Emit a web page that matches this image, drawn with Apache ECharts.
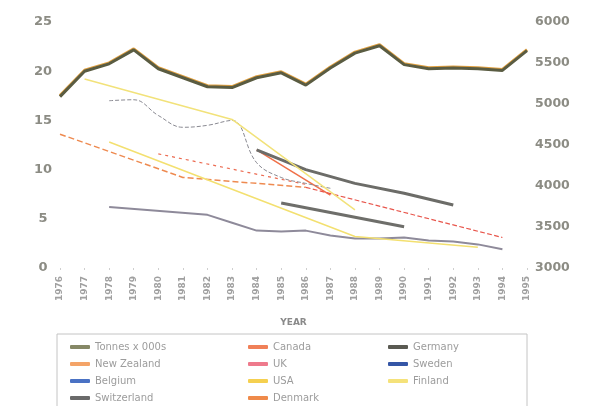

---

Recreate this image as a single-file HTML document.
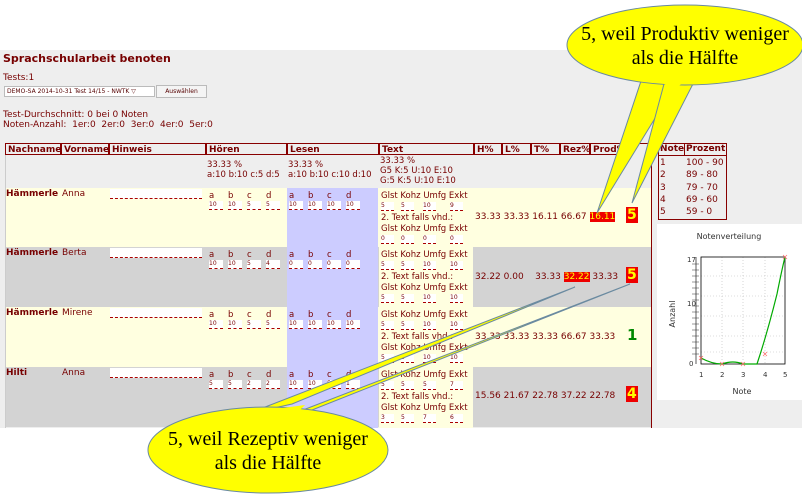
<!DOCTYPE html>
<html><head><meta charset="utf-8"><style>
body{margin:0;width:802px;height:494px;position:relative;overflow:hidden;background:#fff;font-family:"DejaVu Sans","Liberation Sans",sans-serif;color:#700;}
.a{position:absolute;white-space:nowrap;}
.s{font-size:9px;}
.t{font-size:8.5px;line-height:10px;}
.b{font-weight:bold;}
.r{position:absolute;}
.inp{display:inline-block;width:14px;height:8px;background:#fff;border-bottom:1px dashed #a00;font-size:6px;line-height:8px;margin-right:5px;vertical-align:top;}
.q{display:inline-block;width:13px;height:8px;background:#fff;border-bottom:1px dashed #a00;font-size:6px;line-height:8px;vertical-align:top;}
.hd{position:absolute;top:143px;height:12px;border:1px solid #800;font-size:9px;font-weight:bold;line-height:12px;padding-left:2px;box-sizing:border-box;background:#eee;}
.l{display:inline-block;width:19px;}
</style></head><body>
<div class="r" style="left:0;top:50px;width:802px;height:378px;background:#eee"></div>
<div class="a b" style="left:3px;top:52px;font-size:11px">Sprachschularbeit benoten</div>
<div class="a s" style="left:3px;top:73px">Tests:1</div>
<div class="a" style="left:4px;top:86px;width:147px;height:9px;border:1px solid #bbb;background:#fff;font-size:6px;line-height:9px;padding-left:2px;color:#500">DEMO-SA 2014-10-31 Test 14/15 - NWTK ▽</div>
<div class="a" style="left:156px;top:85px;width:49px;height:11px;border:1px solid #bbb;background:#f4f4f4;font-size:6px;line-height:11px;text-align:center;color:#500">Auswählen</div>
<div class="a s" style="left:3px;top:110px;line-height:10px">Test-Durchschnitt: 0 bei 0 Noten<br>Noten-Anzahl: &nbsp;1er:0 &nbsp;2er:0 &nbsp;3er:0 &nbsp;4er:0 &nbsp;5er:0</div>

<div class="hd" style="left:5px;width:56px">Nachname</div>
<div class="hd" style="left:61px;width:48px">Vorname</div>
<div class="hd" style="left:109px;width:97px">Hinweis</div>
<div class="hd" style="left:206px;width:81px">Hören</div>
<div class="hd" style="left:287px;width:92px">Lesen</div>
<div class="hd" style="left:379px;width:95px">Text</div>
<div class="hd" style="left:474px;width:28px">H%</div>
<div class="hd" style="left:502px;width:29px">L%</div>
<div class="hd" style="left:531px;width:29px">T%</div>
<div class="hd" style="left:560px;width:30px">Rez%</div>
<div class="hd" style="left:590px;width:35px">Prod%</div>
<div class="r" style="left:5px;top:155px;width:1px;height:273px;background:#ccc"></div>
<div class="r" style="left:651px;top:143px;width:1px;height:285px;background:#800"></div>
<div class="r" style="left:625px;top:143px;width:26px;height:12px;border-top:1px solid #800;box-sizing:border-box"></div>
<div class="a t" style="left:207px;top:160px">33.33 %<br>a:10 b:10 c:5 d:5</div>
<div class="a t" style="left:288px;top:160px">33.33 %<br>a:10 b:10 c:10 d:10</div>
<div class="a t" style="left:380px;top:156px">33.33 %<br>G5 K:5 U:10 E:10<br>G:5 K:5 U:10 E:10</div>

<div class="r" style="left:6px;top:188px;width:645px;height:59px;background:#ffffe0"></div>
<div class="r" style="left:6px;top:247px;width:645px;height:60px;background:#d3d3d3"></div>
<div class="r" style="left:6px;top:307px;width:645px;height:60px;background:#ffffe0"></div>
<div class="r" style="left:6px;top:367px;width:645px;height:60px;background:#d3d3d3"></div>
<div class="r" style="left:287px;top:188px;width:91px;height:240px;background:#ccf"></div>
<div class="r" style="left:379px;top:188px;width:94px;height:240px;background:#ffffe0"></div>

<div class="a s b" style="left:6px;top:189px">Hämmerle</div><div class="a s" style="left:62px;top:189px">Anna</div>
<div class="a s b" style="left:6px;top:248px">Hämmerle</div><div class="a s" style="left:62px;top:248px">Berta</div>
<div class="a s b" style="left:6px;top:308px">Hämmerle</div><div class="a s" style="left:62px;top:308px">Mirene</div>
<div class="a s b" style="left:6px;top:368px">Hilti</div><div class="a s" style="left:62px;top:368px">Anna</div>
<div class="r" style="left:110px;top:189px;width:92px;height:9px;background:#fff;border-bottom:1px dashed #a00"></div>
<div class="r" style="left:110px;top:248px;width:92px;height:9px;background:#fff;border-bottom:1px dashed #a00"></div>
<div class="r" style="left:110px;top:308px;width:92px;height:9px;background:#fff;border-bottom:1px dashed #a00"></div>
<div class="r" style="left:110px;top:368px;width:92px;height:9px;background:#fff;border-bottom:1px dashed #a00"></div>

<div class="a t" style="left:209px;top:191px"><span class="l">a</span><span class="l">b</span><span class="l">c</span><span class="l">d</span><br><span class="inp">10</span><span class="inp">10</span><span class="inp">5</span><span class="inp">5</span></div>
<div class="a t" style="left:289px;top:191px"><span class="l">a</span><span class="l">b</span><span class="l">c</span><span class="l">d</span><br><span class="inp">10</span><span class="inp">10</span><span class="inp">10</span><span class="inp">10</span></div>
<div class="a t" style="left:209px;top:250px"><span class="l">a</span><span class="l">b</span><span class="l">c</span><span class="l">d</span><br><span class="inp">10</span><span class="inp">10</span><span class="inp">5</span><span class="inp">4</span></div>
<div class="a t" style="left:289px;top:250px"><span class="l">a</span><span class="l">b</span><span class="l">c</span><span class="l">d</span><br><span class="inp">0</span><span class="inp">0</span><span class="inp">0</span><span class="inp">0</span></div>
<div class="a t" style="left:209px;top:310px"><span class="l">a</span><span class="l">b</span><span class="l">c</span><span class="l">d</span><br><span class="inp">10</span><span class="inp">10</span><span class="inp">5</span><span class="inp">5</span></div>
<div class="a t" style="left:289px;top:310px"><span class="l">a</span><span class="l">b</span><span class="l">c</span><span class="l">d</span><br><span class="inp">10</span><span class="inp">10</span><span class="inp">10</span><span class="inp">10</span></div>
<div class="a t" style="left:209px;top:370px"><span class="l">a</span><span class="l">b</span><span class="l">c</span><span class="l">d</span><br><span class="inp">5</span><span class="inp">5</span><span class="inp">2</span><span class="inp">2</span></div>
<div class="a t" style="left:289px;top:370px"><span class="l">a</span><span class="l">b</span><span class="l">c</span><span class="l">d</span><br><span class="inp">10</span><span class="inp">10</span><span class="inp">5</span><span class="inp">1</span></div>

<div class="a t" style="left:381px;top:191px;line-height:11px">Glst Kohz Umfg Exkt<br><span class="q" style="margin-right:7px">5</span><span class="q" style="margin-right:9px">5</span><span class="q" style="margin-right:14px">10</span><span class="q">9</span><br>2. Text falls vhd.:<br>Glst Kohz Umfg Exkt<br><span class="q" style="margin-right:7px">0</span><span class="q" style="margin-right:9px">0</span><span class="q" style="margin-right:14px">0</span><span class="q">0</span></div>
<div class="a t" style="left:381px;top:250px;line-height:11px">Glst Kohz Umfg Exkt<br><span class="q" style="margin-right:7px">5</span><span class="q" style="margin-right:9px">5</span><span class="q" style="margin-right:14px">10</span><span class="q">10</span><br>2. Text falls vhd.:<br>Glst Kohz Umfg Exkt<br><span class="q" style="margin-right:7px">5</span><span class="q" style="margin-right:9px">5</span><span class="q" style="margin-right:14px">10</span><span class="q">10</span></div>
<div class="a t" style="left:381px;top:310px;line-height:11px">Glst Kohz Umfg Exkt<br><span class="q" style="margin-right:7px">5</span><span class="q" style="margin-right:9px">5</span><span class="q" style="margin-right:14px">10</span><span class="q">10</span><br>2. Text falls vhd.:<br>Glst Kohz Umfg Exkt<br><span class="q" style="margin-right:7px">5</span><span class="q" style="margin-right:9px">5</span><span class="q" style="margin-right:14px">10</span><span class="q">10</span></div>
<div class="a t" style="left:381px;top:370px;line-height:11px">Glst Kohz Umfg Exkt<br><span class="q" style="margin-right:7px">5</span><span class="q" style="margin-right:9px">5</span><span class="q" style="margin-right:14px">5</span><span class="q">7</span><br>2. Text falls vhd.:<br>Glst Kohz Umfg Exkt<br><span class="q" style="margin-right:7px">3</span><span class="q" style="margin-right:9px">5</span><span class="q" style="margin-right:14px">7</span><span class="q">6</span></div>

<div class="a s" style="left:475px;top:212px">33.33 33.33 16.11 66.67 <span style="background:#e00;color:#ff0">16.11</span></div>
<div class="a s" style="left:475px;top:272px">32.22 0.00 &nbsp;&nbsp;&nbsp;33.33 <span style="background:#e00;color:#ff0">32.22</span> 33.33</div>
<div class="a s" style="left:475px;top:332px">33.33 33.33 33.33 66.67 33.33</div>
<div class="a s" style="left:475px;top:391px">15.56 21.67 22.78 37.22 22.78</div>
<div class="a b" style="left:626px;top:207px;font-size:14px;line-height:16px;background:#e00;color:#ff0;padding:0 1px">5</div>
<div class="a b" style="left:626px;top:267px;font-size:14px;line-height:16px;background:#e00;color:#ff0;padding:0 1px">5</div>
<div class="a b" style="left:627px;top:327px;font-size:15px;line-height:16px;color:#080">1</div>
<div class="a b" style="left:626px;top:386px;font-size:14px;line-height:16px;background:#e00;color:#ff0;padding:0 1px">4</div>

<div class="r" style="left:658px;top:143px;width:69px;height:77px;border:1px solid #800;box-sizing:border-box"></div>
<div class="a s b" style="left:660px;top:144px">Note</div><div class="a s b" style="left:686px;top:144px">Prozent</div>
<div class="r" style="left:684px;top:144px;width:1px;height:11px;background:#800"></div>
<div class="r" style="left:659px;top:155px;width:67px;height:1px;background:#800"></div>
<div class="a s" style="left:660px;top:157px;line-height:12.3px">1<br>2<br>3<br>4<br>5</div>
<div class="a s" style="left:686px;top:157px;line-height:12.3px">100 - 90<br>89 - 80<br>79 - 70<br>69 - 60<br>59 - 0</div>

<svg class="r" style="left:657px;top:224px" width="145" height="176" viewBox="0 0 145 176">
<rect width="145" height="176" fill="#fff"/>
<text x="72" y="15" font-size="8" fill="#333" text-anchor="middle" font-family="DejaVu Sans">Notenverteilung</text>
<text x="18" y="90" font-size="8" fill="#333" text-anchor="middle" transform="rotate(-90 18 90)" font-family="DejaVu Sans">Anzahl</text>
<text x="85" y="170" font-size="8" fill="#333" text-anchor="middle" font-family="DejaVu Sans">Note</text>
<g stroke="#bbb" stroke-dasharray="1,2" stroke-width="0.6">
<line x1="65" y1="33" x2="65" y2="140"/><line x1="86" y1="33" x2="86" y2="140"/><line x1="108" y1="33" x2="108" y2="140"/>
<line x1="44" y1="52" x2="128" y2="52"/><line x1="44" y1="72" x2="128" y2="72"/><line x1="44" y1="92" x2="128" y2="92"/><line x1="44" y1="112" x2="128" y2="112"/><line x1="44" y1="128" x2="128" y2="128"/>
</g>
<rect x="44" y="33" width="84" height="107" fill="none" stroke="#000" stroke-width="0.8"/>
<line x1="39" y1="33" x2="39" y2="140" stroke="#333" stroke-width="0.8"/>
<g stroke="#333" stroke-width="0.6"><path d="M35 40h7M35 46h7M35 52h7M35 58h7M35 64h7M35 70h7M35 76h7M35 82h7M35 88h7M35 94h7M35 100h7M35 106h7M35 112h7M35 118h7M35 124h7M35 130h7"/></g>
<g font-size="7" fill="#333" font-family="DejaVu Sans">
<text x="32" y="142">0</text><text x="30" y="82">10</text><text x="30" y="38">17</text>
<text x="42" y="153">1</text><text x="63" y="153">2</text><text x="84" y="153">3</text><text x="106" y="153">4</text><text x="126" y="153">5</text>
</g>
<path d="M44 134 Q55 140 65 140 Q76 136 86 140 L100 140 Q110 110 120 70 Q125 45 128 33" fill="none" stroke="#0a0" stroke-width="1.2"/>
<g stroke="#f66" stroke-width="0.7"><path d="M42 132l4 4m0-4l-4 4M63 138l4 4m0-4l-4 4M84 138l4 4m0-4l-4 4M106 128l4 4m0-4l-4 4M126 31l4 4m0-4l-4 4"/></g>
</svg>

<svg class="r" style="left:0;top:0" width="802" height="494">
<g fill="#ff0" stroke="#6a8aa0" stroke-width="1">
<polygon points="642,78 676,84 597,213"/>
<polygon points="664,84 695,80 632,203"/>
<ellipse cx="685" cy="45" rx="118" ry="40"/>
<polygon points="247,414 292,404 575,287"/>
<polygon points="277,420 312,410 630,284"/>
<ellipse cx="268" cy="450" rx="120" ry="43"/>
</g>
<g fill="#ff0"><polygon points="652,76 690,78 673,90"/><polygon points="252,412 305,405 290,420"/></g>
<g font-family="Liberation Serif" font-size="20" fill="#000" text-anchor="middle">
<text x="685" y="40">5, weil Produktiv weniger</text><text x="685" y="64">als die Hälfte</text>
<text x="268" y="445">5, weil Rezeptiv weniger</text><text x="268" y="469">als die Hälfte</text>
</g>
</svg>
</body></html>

§ **TASK**: The material above holds pictures; leave them out. Repeat exactly the lines from the one containing "Recreate this image" through the one containing "0 Noten<br>Noten-Anzahl: &nbsp;1er:0", and nothing else.

§ **WRITTEN RESPONSE**:
Recreate this image as a single-file HTML document.
<!DOCTYPE html>
<html><head><meta charset="utf-8"><style>
body{margin:0;width:802px;height:494px;position:relative;overflow:hidden;background:#fff;font-family:"DejaVu Sans","Liberation Sans",sans-serif;color:#700;}
.a{position:absolute;white-space:nowrap;}
.s{font-size:9px;}
.t{font-size:8.5px;line-height:10px;}
.b{font-weight:bold;}
.r{position:absolute;}
.inp{display:inline-block;width:14px;height:8px;background:#fff;border-bottom:1px dashed #a00;font-size:6px;line-height:8px;margin-right:5px;vertical-align:top;}
.q{display:inline-block;width:13px;height:8px;background:#fff;border-bottom:1px dashed #a00;font-size:6px;line-height:8px;vertical-align:top;}
.hd{position:absolute;top:143px;height:12px;border:1px solid #800;font-size:9px;font-weight:bold;line-height:12px;padding-left:2px;box-sizing:border-box;background:#eee;}
.l{display:inline-block;width:19px;}
</style></head><body>
<div class="r" style="left:0;top:50px;width:802px;height:378px;background:#eee"></div>
<div class="a b" style="left:3px;top:52px;font-size:11px">Sprachschularbeit benoten</div>
<div class="a s" style="left:3px;top:73px">Tests:1</div>
<div class="a" style="left:4px;top:86px;width:147px;height:9px;border:1px solid #bbb;background:#fff;font-size:6px;line-height:9px;padding-left:2px;color:#500">DEMO-SA 2014-10-31 Test 14/15 - NWTK ▽</div>
<div class="a" style="left:156px;top:85px;width:49px;height:11px;border:1px solid #bbb;background:#f4f4f4;font-size:6px;line-height:11px;text-align:center;color:#500">Auswählen</div>
<div class="a s" style="left:3px;top:110px;line-height:10px">Test-Durchschnitt: 0 bei 0 Noten<br>Noten-Anzahl: &nbsp;1er:0 &nbsp;2er:0 &nbsp;3er:0 &nbsp;4er:0 &nbsp;5er:0</div>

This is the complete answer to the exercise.